◆ Exercise requirements
Find, in the records below, the line that contains "Give me the matplotlib source for this chart." and the line that contains "ax.axis('off')". Copy those two lines and everything between them exactly, but not the pictures.

◆ Material provided
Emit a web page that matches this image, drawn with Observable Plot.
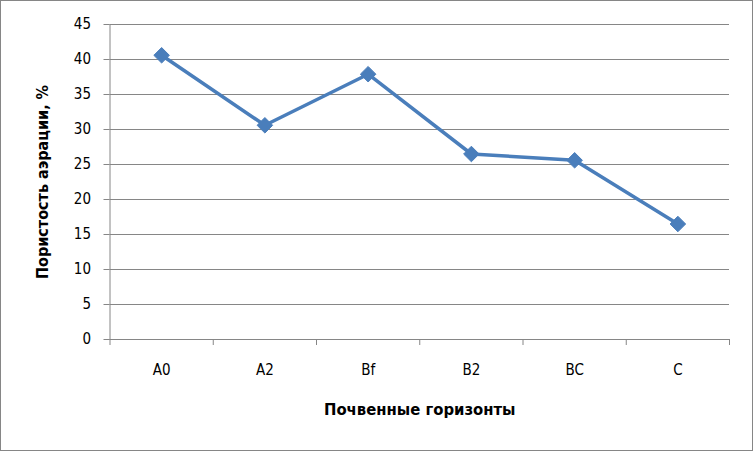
<!DOCTYPE html>
<html><head><meta charset="utf-8">
<script src="https://cdn.jsdelivr.net/npm/d3@7"></script>
<script src="https://cdn.jsdelivr.net/npm/@observablehq/plot@0.6"></script>
<style>
html,body{margin:0;padding:0;background:#fff;}
#chart{width:753px;height:451px;}
svg{overflow:visible;}
</style></head><body><div id="chart"></div>
<script>
const categories = ["A0","A2","Bf","B2","BC","C"];
const values = [40.6, 30.6, 37.9, 26.5, 25.6, 16.5];
const yTicks = [0,5,10,15,20,25,30,35,40,45];
const yTitle = "Пористость аэрации, %";
const xTitle = "Почвенные горизонты";

const data = categories.map((c,i)=>({idx:i+0.5, cat:c, v:values[i]}));
const bounds = d3.range(categories.length+1);
const font = "'Liberation Sans Narrow','DejaVu Sans Condensed','Open Sans',sans-serif";

const plot = Plot.plot({
  width:753, height:451,
  marginLeft:109.5, marginRight:24, marginTop:24, marginBottom:112,
  style:{fontFamily:font, fontSize:"15px", color:"#000", background:"#fff", overflow:"visible"},
  x:{domain:[0,categories.length]},
  y:{domain:[0,45]},
  marks:[
    Plot.gridY(yTicks,{stroke:"#868686", strokeOpacity:1, strokeWidth:1}),
    Plot.ruleX([0],{stroke:"#868686"}),
    Plot.ruleY([0],{stroke:"#868686"}),
    Plot.axisY({ticks:yTicks, tickSize:6, tickPadding:13, stroke:"#868686", fill:"#000", label:null, fontSize:15}),
    Plot.axisX({ticks:bounds, tickSize:6, tickFormat:()=>"", stroke:"#868686", label:null}),
    Plot.axisX({ticks:data.map(d=>d.idx), tickSize:0, tickPadding:25, tickFormat:(t)=>categories[Math.round(t-0.5)], fill:"#000", label:null, fontSize:15}),
    Plot.line(data,{x:"idx", y:"v", stroke:"#4a7ebb", strokeWidth:3.5}),
    Plot.dot(data,{x:"idx", y:"v", symbol:"diamond2", r:7, fill:"#4a7ebb", stroke:"#4a7ebb", strokeWidth:1}),
    Plot.text([yTitle],{frameAnchor:"left", textAnchor:"middle", rotate:-90, dx:-67, fontWeight:"bold", fontSize:16, fill:"#000"}),
    Plot.text([xTitle],{frameAnchor:"bottom", dy:75, fontWeight:"bold", fontSize:16.5, fill:"#000"})
  ]
});
const wrap=document.createElement("div");
wrap.style.cssText="position:relative;width:753px;height:451px;";
wrap.appendChild(plot);
const frame=document.createElement("div");
frame.style.cssText="position:absolute;left:0;top:0;width:751px;height:449px;border:1px solid #868686;pointer-events:none;";
wrap.appendChild(frame);
document.getElementById("chart").appendChild(wrap);
</script></body></html>
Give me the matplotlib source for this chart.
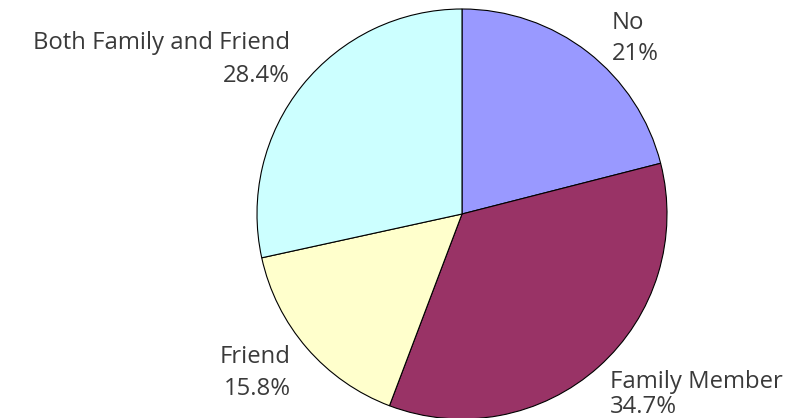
import matplotlib
matplotlib.use("Agg")
import matplotlib.pyplot as plt

categories = ["No", "Family Member", "Friend", "Both Family and Friend"]
values = [21.0, 34.7, 15.8, 28.4]
pct_labels = ["21%", "34.7%", "15.8%", "28.4%"]
colors = ["#9999FF", "#993366", "#FFFFCC", "#CCFFFF"]

plt.rcParams['font.family'] = ['Open Sans', 'DejaVu Sans']

W, H = 804, 418
fig = plt.figure(figsize=(W / 100, H / 100), dpi=100)
ax = fig.add_axes([0, 0, 1, 1])

cx, cy, r = 462, H - 214, 205
ax.pie(values, colors=colors, startangle=90, counterclock=False,
       center=(cx, cy), radius=r, frame=True,
       wedgeprops=dict(edgecolor='black', linewidth=0.8))
ax.set_xlim(0, W)
ax.set_ylim(0, H)
ax.set_aspect('equal')
ax.axis('off')

fs = 17.2
# (x, baseline of name line, baseline of percent line, ha) in pixel coords from top
label_pos = [
    (612, 29, 60, 'left'),
    (610, 388, 413, 'left'),
    (291, 363, 395, 'right'),
    (290, 49, 82, 'right'),
]
for cat, pct, (x, y1, y2, ha) in zip(categories, pct_labels, label_pos):
    ax.text(x, H - y1, cat, ha=ha, va='baseline', fontsize=fs,
            color='#3a3a3a', fontweight='normal')
    ax.text(x, H - y2, pct, ha=ha, va='baseline', fontsize=fs,
            color='#3a3a3a', fontweight='normal')

fig.savefig("out.png", dpi=100)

◆ Written reply
Give me the matplotlib source for this chart.
import matplotlib
matplotlib.use("Agg")
import matplotlib.pyplot as plt

categories = ["No", "Family Member", "Friend", "Both Family and Friend"]
values = [21.0, 34.7, 15.8, 28.4]
pct_labels = ["21%", "34.7%", "15.8%", "28.4%"]
colors = ["#9999FF", "#993366", "#FFFFCC", "#CCFFFF"]

plt.rcParams['font.family'] = ['Open Sans', 'DejaVu Sans']

W, H = 804, 418
fig = plt.figure(figsize=(W / 100, H / 100), dpi=100)
ax = fig.add_axes([0, 0, 1, 1])

cx, cy, r = 462, H - 214, 205
ax.pie(values, colors=colors, startangle=90, counterclock=False,
       center=(cx, cy), radius=r, frame=True,
       wedgeprops=dict(edgecolor='black', linewidth=0.8))
ax.set_xlim(0, W)
ax.set_ylim(0, H)
ax.set_aspect('equal')
ax.axis('off')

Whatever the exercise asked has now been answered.